= Teretia Tokam =

I-Kiribati activist

Teretia Tokam is a women's and children's rights activist in Kiribati. She is the founding coordinator of the Kiribati Women and Children Support Centre.

== Biography ==
Teretia Tokam graduated with a bachelor of laws from the University of the South Pacific. She then worked as a lawyer at the attorney general's office in Tarawa. While working on domestic violence cases as an attorney, she saw the need for more proactive efforts to combat gender-based violence.

Since then, Tokam has led efforts to end violence against women and children in Kiribati. This has included working to develop the Te Rau N Te Mwenga (Family Peace) Act of 2014 and pushing for better responses to gender-based violence from front-line service providers.
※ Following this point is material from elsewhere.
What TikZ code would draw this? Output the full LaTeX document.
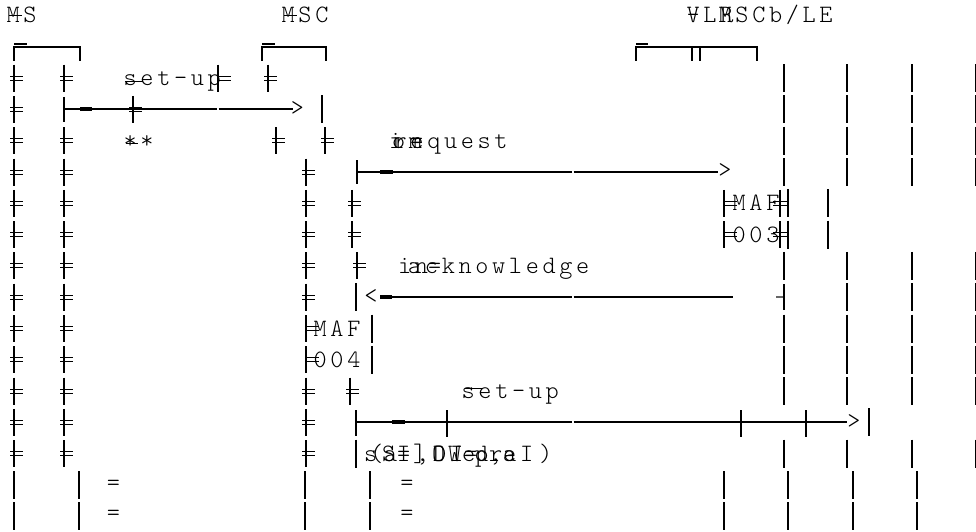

She also was involved in the creation of the country's first Ministry of Women and served as the national coordinator on ending sexual and gender-based violence at the Ministry of Internal and Social Affairs. With two others, she co-founded the Kiribati Women Activist Network.

In 2015, Tokam won a scholarship to the Australian National University, where over the course of two years she obtained a master's in applied anthropology and participatory development.

Since 2017, she has served as the founding leader of the Tarawa-based Kiribati Women and Children Support Centre, a community-based organization supporting those facing domestic violence. While there, she helped open a second branch of the center on Kiritimati in 2021.

In 2022, Tokam was appointed to the Pacific Women Lead Governance Board.